I have never managed to figure out how someone could be so scared and yet drive such a hard bargain. And so fast.

I tried to reason with her, I tried to buy time. I told her how lizards had been around on the planet for longer than we had. I told her how lizards ate other things she did not want around the house like moths, mosquitoes, spiders and cockroaches. She said she didn't care and in any case she had never seen a lizard eat a cockroach. The fact that she had never stayed long enough to see a lizard properly was neither here nor there. The fact that I brought it up revoked my sleeping-in-the-bedroom privileges.

The lizard apparently found this conversation boring and sauntered off. It was nowhere to be seen.

We launched a hunt for it. I moved the furniture and kept a rolled up newspaper in my back-pocket for use as a weapon. ("What will you do once you find it? I don't want you touching it. Take a newspaper.")

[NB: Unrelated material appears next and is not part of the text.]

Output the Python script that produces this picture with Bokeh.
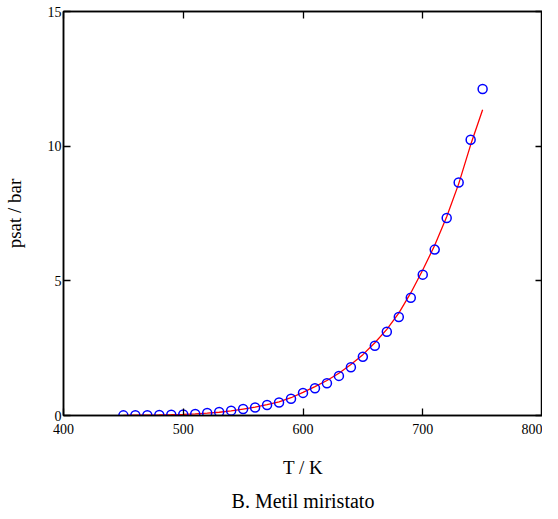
from bokeh.plotting import figure
from bokeh.models import Range1d, FixedTicker, LinearAxis, Title, ColumnDataSource
from bokeh.embed import file_html
from bokeh.resources import INLINE

# Data
T_exp = [450, 460, 470, 480, 490, 500, 510, 520, 530, 540, 550, 560, 570, 580, 590,
         600, 610, 620, 630, 640, 650, 660, 670, 680, 690, 700, 710, 720, 730, 740, 750]
psat_exp = [0.005, 0.008, 0.012, 0.018, 0.03, 0.04, 0.06, 0.09, 0.13, 0.18, 0.24, 0.30,
            0.39, 0.48, 0.62, 0.84, 1.01, 1.20, 1.47, 1.79, 2.18, 2.59, 3.11, 3.66, 4.37,
            5.23, 6.16, 7.33, 8.65, 10.24, 12.12]

T_fit = [450, 460, 470, 480, 490, 500, 510, 520, 530, 540, 550, 560, 570, 580, 590,
         600, 610, 620, 630, 640, 650, 660, 670, 680, 690, 700, 710, 720, 730, 740, 750]
psat_fit = [0.006, 0.009, 0.013, 0.019, 0.028, 0.04, 0.058, 0.085, 0.12, 0.17, 0.24, 0.31,
            0.40, 0.51, 0.66, 0.86, 1.07, 1.30, 1.57, 1.89, 2.26, 2.70, 3.20, 3.80, 4.55,
            5.40, 6.32, 7.38, 8.60, 10.05, 11.35]

x_ticks = [400, 500, 600, 700, 800]
y_ticks = [0, 5, 10, 15]

FONT = "Liberation Serif"

p = figure(width=542, height=519, x_range=Range1d(400, 800), y_range=Range1d(0, 15),
           output_backend="svg", toolbar_location=None,
           min_border_left=55, min_border_right=0, min_border_top=11, min_border_bottom=0)
p.grid.visible = False
p.outline_line_color = "black"
p.outline_line_width = 1.5
p.background_fill_color = "white"
p.border_fill_color = "white"

src_fit = ColumnDataSource(dict(T=T_fit, psat=psat_fit))
src_exp = ColumnDataSource(dict(T=T_exp, psat=psat_exp))
p.line("T", "psat", source=src_fit, line_color="red", line_width=1.3)
p.scatter("T", "psat", source=src_exp, marker="circle", size=9, fill_color=None,
          line_color="blue", line_width=1.5)

def style_axis(ax, ticks, show_labels):
    ax.ticker = FixedTicker(ticks=ticks)
    ax.minor_tick_line_color = None
    ax.major_tick_in = 7
    ax.major_tick_out = 0
    ax.major_tick_line_color = "black"
    ax.major_tick_line_width = 1.3
    ax.axis_line_color = "black"
    ax.axis_line_width = 1.5
    ax.major_label_text_font = FONT
    if show_labels:
        ax.major_label_text_font_size = "14px"
        ax.major_label_text_color = "black"
    else:
        ax.major_label_text_font_size = "1px"
        ax.major_label_text_color = None
        ax.major_label_standoff = 0

xb = p.xaxis[0]
style_axis(xb, x_ticks, True)
xb.major_label_standoff = 8
xb.axis_label = "T / K"
xb.axis_label_standoff = 20
xb.axis_label_text_font = FONT
xb.axis_label_text_font_size = "19px"
xb.axis_label_text_font_style = "normal"
xb.axis_label_text_color = "black"

yl = p.yaxis[0]
style_axis(yl, y_ticks, True)
yl.major_label_standoff = 2
yl.axis_label = "psat / bar"
yl.axis_label_standoff = 20
yl.axis_label_text_font = FONT
yl.axis_label_text_font_size = "19px"
yl.axis_label_text_font_style = "normal"
yl.axis_label_text_color = "black"

xt = LinearAxis()
style_axis(xt, x_ticks, False)
p.add_layout(xt, "above")

yr = LinearAxis()
style_axis(yr, y_ticks, False)
p.add_layout(yr, "right")

cap = Title(text="B. Metil miristato", align="center", text_font=FONT,
            text_font_size="20px", text_font_style="normal", text_color="black",
            standoff=15)
p.add_layout(cap, "below")

open("out.html", "w").write(file_html(p, INLINE))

She climbed a stool and from that vantage gave directions.

The lizard had disappeared, which I thought was a good thing.

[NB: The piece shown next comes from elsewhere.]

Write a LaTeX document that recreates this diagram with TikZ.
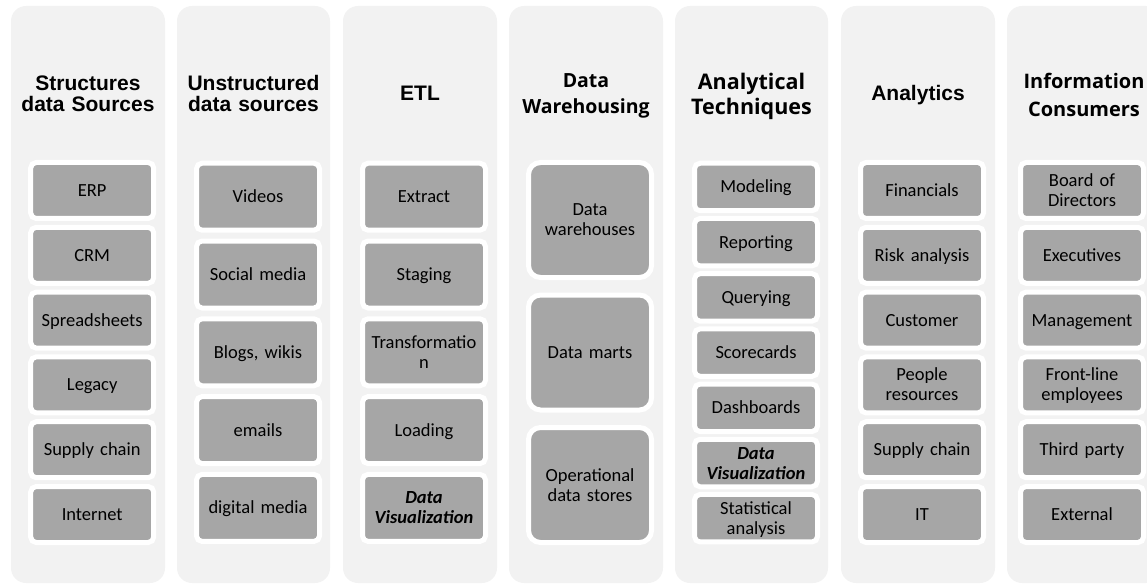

I told her I thought she had scared it off. She did not think it funny and accused me of harbouring it somewhere in the apartment. I pointed out the impossibility of it since I was under observation all this time as she directed operations from her HQ: the highest point in the room.

She didn't believe me, but after a while she did come down from the stool. Thankfully we saw no more lizards for a few weeks. I genuinely believed that she could get to know and accommodate these animals. I tried to understand what she has against them and started to educate her on these wonderful animals.

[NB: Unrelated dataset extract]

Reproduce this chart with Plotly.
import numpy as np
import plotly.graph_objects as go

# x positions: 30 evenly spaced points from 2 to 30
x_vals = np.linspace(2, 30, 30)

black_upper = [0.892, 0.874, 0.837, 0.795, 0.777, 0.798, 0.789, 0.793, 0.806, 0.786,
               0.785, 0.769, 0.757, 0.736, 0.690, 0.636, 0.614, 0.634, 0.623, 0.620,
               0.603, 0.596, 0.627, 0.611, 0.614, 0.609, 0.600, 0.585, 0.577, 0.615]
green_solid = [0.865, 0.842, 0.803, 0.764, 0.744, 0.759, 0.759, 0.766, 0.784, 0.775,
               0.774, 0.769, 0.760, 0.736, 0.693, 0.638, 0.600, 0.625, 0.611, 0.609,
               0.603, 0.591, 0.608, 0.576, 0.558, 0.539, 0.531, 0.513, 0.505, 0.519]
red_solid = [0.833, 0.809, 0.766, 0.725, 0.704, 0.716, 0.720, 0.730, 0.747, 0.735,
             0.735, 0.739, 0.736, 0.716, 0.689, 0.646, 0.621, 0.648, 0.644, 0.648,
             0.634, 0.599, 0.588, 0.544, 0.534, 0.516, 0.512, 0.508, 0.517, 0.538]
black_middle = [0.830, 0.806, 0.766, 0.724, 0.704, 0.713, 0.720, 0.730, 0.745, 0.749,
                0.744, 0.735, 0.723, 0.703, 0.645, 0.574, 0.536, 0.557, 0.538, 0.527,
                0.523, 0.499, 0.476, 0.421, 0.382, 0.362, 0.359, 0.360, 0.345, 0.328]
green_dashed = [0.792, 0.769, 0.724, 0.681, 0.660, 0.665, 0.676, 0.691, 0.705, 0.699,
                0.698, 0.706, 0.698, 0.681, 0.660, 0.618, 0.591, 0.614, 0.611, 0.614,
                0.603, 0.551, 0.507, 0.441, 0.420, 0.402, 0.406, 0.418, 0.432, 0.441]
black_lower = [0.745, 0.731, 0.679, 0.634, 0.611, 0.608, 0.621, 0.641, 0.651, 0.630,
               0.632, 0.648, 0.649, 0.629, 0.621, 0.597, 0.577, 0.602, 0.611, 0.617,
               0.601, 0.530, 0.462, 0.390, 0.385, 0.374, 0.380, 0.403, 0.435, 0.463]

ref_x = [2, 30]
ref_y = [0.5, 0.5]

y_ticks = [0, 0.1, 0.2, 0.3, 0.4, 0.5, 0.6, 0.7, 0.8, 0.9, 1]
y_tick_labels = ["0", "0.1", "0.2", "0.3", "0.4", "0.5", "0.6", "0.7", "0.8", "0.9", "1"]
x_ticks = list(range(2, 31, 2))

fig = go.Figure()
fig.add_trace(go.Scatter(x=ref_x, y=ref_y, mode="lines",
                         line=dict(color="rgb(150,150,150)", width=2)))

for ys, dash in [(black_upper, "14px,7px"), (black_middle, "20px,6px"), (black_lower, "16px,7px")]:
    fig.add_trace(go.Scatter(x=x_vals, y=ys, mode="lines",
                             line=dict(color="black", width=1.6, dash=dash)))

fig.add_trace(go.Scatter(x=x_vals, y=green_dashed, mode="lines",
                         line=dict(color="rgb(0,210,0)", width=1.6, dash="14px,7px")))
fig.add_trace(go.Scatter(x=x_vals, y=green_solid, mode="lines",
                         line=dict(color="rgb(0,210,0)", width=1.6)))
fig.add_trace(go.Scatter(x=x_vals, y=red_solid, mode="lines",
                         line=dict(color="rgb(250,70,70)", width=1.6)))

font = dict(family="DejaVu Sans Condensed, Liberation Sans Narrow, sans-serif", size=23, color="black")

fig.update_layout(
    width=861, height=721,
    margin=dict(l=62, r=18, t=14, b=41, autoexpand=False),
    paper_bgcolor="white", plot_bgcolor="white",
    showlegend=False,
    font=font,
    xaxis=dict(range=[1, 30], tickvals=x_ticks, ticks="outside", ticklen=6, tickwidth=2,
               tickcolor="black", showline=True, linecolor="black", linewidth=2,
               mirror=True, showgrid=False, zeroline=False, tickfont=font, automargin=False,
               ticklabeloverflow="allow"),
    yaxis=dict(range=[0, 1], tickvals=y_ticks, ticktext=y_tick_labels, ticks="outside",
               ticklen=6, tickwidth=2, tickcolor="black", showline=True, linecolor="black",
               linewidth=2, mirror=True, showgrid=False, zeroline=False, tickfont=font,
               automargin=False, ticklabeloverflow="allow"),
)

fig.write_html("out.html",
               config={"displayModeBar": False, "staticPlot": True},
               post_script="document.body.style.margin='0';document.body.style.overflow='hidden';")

No they are not slimy, they are quite dry and scaly.
(HAVE YOU ACTUALLY TOUCHED ONE?)

No, they are not poisonous, only two are poisonous anyway, with a suspected third.

No, they do not attack humans, at least the ones in our house don't. They are scared of you.

No, they don't creep, they walk on all fours just like babies crawl. COMPARING BABIES AND LIZARDS? ARE YOU NUTS?!

I thought maybe because they were small she felt uncomfortable. I took her to the zoo and showed her the Komodo dragons at feeding time. Bad move. It is amazing how people will watch with awe big cats do something and turn away with disgust at big lizards doing exactly the same thing.

Well, I thought familiarity would get her more comfortable. I was wrong.

A few days later we saw another lizard. Another scream, another 'situation'. The Beastmaster was called in. I tried continuing my education programme and told her it was a gecko. She accused me of having made it a pet (YOU EVEN HAVE A NAME FOR IT?!).

I did manage to chivvy it out the window. I assured my wife that it had plunged five floors. She was sceptical, but came down from the stool.

Thankfully, the lizards have come in only infrequently and I have not been required to take any drastic steps so far. Chivvying them has worked. I have put in lizard traps (they never work) to assure the General-Officer-in-Command that defences are in place and robust. I even inspect them periodically and move them around.

Plus I toe the official line.

A lizard is a pest.

Getting rid of lizards has added another positive entry to the meagre list under my name of things I can do (flattening toothpaste tubes from the bottom up and changing light bulbs being the other important items on that list).